Без эпилога - страница 24

стр.

В чем состоял идейный смысл работы советского актера, показывающего фон Ранкена в 1938 году? Ведь часть зрителей наверняка только понаслышке знала о легальной проституции, о домах терпимости. Смысл был в разоблачении этого представителя «хорошего общества». И сделать это надо было сильно, остро, со злостью, равной авторской, чтобы в зале покоробило всех, чтобы поняли, как это страшно! Срывание маски с фон Ранкена надо было выполнить средствами Плятта. Однако как? С моими-то данными? В 1938 году я был длинным и тонким, как ивовый прут. Было мне тридцать лет, и это немало, тем более что я являлся одним из ведущих актеров театра, но это не возраст мудрости, могущей подсказать нужное сценическое решение. А тут еще фон Ранкен — Борисов, сидевший во мне как заноза, которую я не в силах вытащить.

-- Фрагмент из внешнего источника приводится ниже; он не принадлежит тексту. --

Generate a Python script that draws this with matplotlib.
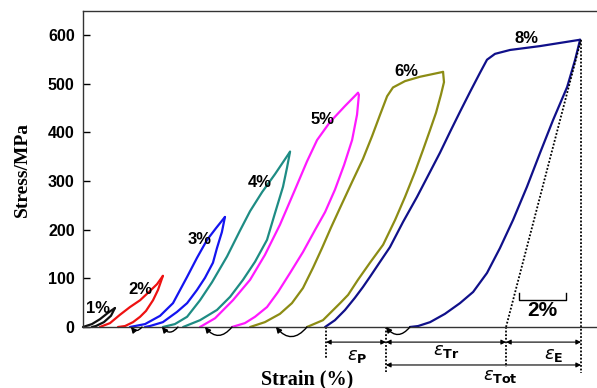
import numpy as np, matplotlib
matplotlib.use('Agg')
import matplotlib.pyplot as plt

# cyclic tensile loops: strain (%) and stress (MPa); loading branch then unloading branch
LEVELS = ['1%', '2%', '3%', '4%', '5%', '6%', '8%']
LOAD_E = [
    [0, 0.38, 0.72, 1.06, 1.36],
    [0.72, 1.15, 1.57, 2.00, 2.43, 2.85, 3.15, 3.40],
    [2.00, 2.64, 3.28, 3.83, 4.43, 4.85, 5.28, 5.66, 6.04],
    [3.40, 3.91, 4.43, 4.98, 5.49, 6.13, 6.68, 7.11, 7.62, 8.17, 8.81],
    [4.98, 5.62, 6.38, 7.11, 7.74, 8.38, 9.02, 9.53, 9.96, 10.51, 11.15, 11.70],
    [7.11, 7.74, 8.38, 8.89, 9.36, 9.79, 10.17, 10.55, 10.94, 11.45, 11.91, 12.30,
     12.64, 12.94, 13.19, 13.70, 14.34, 15.32],
    [10.30, 10.72, 11.15, 11.57, 11.91, 12.21, 12.64, 13.06, 13.62, 14.21, 14.77,
     15.19, 15.62, 16.04, 16.47, 16.89, 17.19, 17.53, 18.17, 19.45, 21.15],
]
LOAD_S = [
    [0, 6, 16, 29, 39],
    [0, 8, 25, 41, 55, 74, 88, 105],
    [0, 6, 23, 49, 103, 142, 179, 203, 226],
    [0, 6, 21, 55, 92, 145, 198, 238, 277, 314, 360],
    [0, 18, 55, 97, 148, 210, 282, 340, 384, 421, 454, 481],
    [0, 10, 27, 49, 80, 122, 162, 204, 245, 298, 345, 392, 436, 474, 492, 505, 514, 524],
    [0, 14, 35, 60, 82, 103, 134, 164, 216, 267, 319, 358, 401, 442, 483, 522, 549,
     561, 569, 577, 590],
]
UNLOAD_E = [
    [1.36, 1.19, 0.89, 0.55, 0.38],
    [3.40, 3.19, 2.98, 2.68, 2.43, 2.13, 1.79, 1.49],
    [6.04, 5.91, 5.70, 5.53, 5.19, 4.85, 4.43, 4.00, 3.40, 2.85, 2.64],
    [8.81, 8.68, 8.51, 8.17, 7.83, 7.32, 6.81, 6.26, 5.70, 4.98, 4.26],
    [11.70, 11.74, 11.66, 11.45, 11.11, 10.72, 10.30, 9.87, 9.36, 8.81, 8.30, 7.83,
     7.32, 6.89, 6.34],
    [15.32, 15.36, 15.23, 15.02, 14.77, 14.47, 14.13, 13.70, 13.28, 12.77, 12.21,
     11.70, 11.28, 10.94, 10.21, 9.53],
    [21.15, 20.94, 20.60, 20.00, 19.45, 18.89, 18.30, 17.74, 17.19, 16.60, 16.04,
     15.40, 14.77, 14.26, 13.91],
]
UNLOAD_S = [
    [39, 23, 10, 2, 0],
    [105, 76, 55, 33, 21, 10, 2, 0],
    [226, 195, 162, 132, 101, 76, 49, 31, 10, 2, 0],
    [360, 327, 288, 234, 179, 134, 97, 62, 35, 14, 0],
    [481, 477, 436, 384, 333, 282, 236, 199, 154, 111, 72, 41, 21, 8, 0],
    [524, 503, 477, 440, 405, 364, 319, 267, 220, 169, 132, 97, 66, 49, 14, 0],
    [590, 549, 493, 425, 358, 288, 220, 162, 111, 72, 49, 27, 10, 2, 0],
]
# small recovery arrows under the axis (from -> to, strain %)
HOOK_FROM = [2.51, 4.04, 6.34, 9.53, 13.91]
HOOK_TO = [2.04, 3.36, 5.19, 8.21, 12.89]
# 8% cycle strain markers
E_START, E_RES, E_EL, E_PEAK = 10.34, 12.89, 18.00, 21.19
S_PEAK = 590
YTICKS = [0, 100, 200, 300, 400, 500, 600]

COLORS = ['#111111', '#ee1111', '#1414f0', '#1e8c84', '#ff1aff', '#8c8c14', '#10108a']
LABEL_XY = [(0.64, 39), (2.43, 78), (4.98, 179), (7.53, 296), (10.21, 427),
            (13.74, 524), (18.85, 592)]

SANS = 'Liberation Sans'
SERIF = 'Liberation Serif'
plt.rcParams['mathtext.fontset'] = 'dejavusans'

fig = plt.figure(figsize=(5.97, 3.88), dpi=100)
ax = fig.add_axes([0.139, 0.1572, 0.861, 0.8144])
ax.set_xlim(0, 21.87)
ax.set_ylim(0, 649)

for i in range(len(LEVELS)):
    ax.plot(LOAD_E[i], LOAD_S[i], color=COLORS[i], lw=1.6, solid_joinstyle='round',
            solid_capstyle='round', clip_on=False)
    ax.plot(UNLOAD_E[i], UNLOAD_S[i], color=COLORS[i], lw=1.6, solid_joinstyle='round',
            solid_capstyle='round', clip_on=False)
    ax.text(*LABEL_XY[i], LEVELS[i], ha='center', va='center', fontsize=12,
            fontweight='bold', family=SANS)

for a, b in zip(HOOK_FROM, HOOK_TO):
    ax.annotate('', xy=(b, 0), xytext=(a, 0), annotation_clip=False,
                arrowprops=dict(arrowstyle='-|>', color='black', lw=1.0, mutation_scale=8,
                                shrinkA=0, shrinkB=0,
                                connectionstyle='arc3,rad=-0.6'))

# elastic recovery line and vertical dotted guides
dot = dict(color='black', lw=1.3, ls=(0, (1, 1)), clip_on=False)
ax.plot([E_EL, E_PEAK], [0, S_PEAK], **dot)
ax.plot([E_PEAK, E_PEAK], [S_PEAK, -95], **dot)
ax.plot([E_START, E_START], [0, -64], **dot)
ax.plot([E_RES, E_RES], [0, -92], **dot)
ax.plot([E_EL, E_EL], [0, -82], **dot)

def dim(x0, x1, y):
    ax.annotate('', xy=(x0, y), xytext=(x1, y), annotation_clip=False,
                arrowprops=dict(arrowstyle='<|-|>', color='black', lw=0.8,
                                mutation_scale=7, shrinkA=0, shrinkB=0))

dim(E_START, E_RES, -31)
dim(E_RES, E_EL, -31)
dim(E_EL, E_PEAK, -31)
dim(E_RES, E_PEAK, -78)
etxt = dict(ha='center', va='center', fontsize=13, clip_on=False)
ax.text((E_START + E_RES) / 2 + 0.05, -60, r'$\varepsilon_{\mathbf{P}}$', **etxt)
ax.text((E_RES + E_EL) / 2, -50, r'$\varepsilon_{\mathbf{Tr}}$', **etxt)
ax.text((E_EL + E_PEAK) / 2 + 0.45, -58, r'$\varepsilon_{\mathbf{E}}$', **etxt)
ax.text((E_RES + E_PEAK) / 2 + 0.7, -101, r'$\varepsilon_{\mathbf{Tot}}$', **etxt)

# 2 % scale bar
ax.plot([18.55, 18.55, 20.55, 20.55], [70, 55, 55, 70], color='black', lw=1.0)
ax.text(19.53, 33, '2%', ha='center', va='center', fontsize=15, fontweight='bold',
        family=SANS)

ax.set_xticks([])
ax.set_yticks(YTICKS)
ax.tick_params(axis='y', direction='in', length=5, width=1, pad=6, labelsize=11.5)
for lab in ax.get_yticklabels():
    lab.set_fontweight('bold'); lab.set_family(SANS)
for s in ('left', 'top', 'bottom'):
    ax.spines[s].set_color('#333333'); ax.spines[s].set_linewidth(1.0)
ax.spines['right'].set_visible(False)

ax.set_ylabel('Stress/MPa', family=SERIF, fontweight='bold', fontsize=14)
ax.yaxis.set_label_coords(-0.102, 0.5)
fig.text(307 / 597, 1 - 379 / 388, 'Strain (%)', family=SERIF, fontweight='bold',
         fontsize=14.5, ha='center', va='center')

fig.savefig('out.png', dpi=100)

А репетиции между тем идут. Я пока что репетирую от себя, что в данной роли равно нулю, и с тоской поглядываю на режиссерский столик. А Завадский молчит. Репетиции близятся к завершению. Я понимаю, что нет главного — обличительной силы, заряда, каким надо выстрелить в фон Ранкена, а Завадский молчит. Видит наконец, что я маюсь, приглядывается ко мне и молчит. Вот-вот начнутся генеральные. Я прошу пока не решать вопрос с моим костюмом и пребываю в отчаянии, как вдруг… О, это волшебное «вдруг»!

Вдруг Завадский подзывает меня к себе и рисует на листке бумаги: «Смотри, вот так, так и так, а тут вот так, знаешь, такой… детский врач». С этим листком я бегу в гримерную и через несколько дней уже гримируюсь по этому рисунку Завадского.

Невероятным приличием, аккуратностью повеяло на меня из зеркала: какие-то благостные, пасторские, тщательно зачесанные назад седые волосы, аккуратно подстриженные седоватые усы и бородка, румяные щечки, белые брови над строгими золотистыми очками… Да, детский доктор, симпатичный старый господин из святочных рассказов, помогающий детям-сиротам на улицах… Этакий Санта-Клаус!

Вот теперь фантазия заработала уже молниеносно! Мне сразу захотелось надеть обручальное кольцо — конечно, он женат, у него две дочери возраста Оль-Оль, которых он тщательно оберегает. У него сухие шарнирные движения рук, пальцы, вымытые до невозможности. Весь он — скрипучая чистота, тихий, нудный голос, легкий немецкий акцент, выверенная медленная походка (какой там жир!)… На нем, конечно, солидный костюм (серая тройка), входит он с сигарой в зубах, на голове черный котелок, на согнутой левой руке висит плащ, в пальцах перчатки, в правой руке трость…

Завадский, увидев, что я ожил, стал забрасывать меня образными подсказками, пошли мизансцены, одна лучше другой, что-то предлагал он, что-то рождалось у меня… Ах, какое это было блаженство!

…Полковница вышла. Оль-Оль стоит ни жива ни мертва. Я медленно шагаю по номеру, что-то педантично растолковывая ей, потом решаю — пора, пожалуй, приготовиться к любви… В комнате стоит кровать, я, шагая, вдруг наклоняюсь над ней — мне показалось какое-то пятнышко, уж не клоп ли? Счищаю это пятнышко, я ведь люблю, чтоб было чисто. Затем снимаю пиджак, вешаю его на стул. Пауза. Подумав, вынимаю из пиджака бумажник и перекладываю его в карман брюк, так надежнее. Обстоятельно приступаю к процессу ласк, беру ручку Оль-Оль, намереваясь поцеловать все пальчики, и вдруг замечаю, что у нее грязные ноготки. Ай-ай-ай, как нехорошо! Пфуй! Вынимаю из жилетного кармана ногтечистку, вычищаю ей ноготки и только после этого приступаю к поцелуйному обряду.

Прошу Оль-Оль украсить этот вечер любви чем-нибудь вокальным. Она поет романс «Ни слова, о друг мой, ни вздоха!». И я в свою очередь пою ей сентиментальнейший романс. Его по моей просьбе сочинил наш композитор И. А. Носов, а текст мы придумали сами и перевели его на немецкий язык, на немецком же я его пел. И занавес закрывался в тот момент, когда, напевая этот сладостный романс, я аккуратным движением пальцев расстегивал верхнюю пуговку блузки Оль-Оль, сидевшей у меня на коленях…

Все это было сделано Завадским страшно и зло, и никого фривольность мизансцены не шокировала — это было искусство.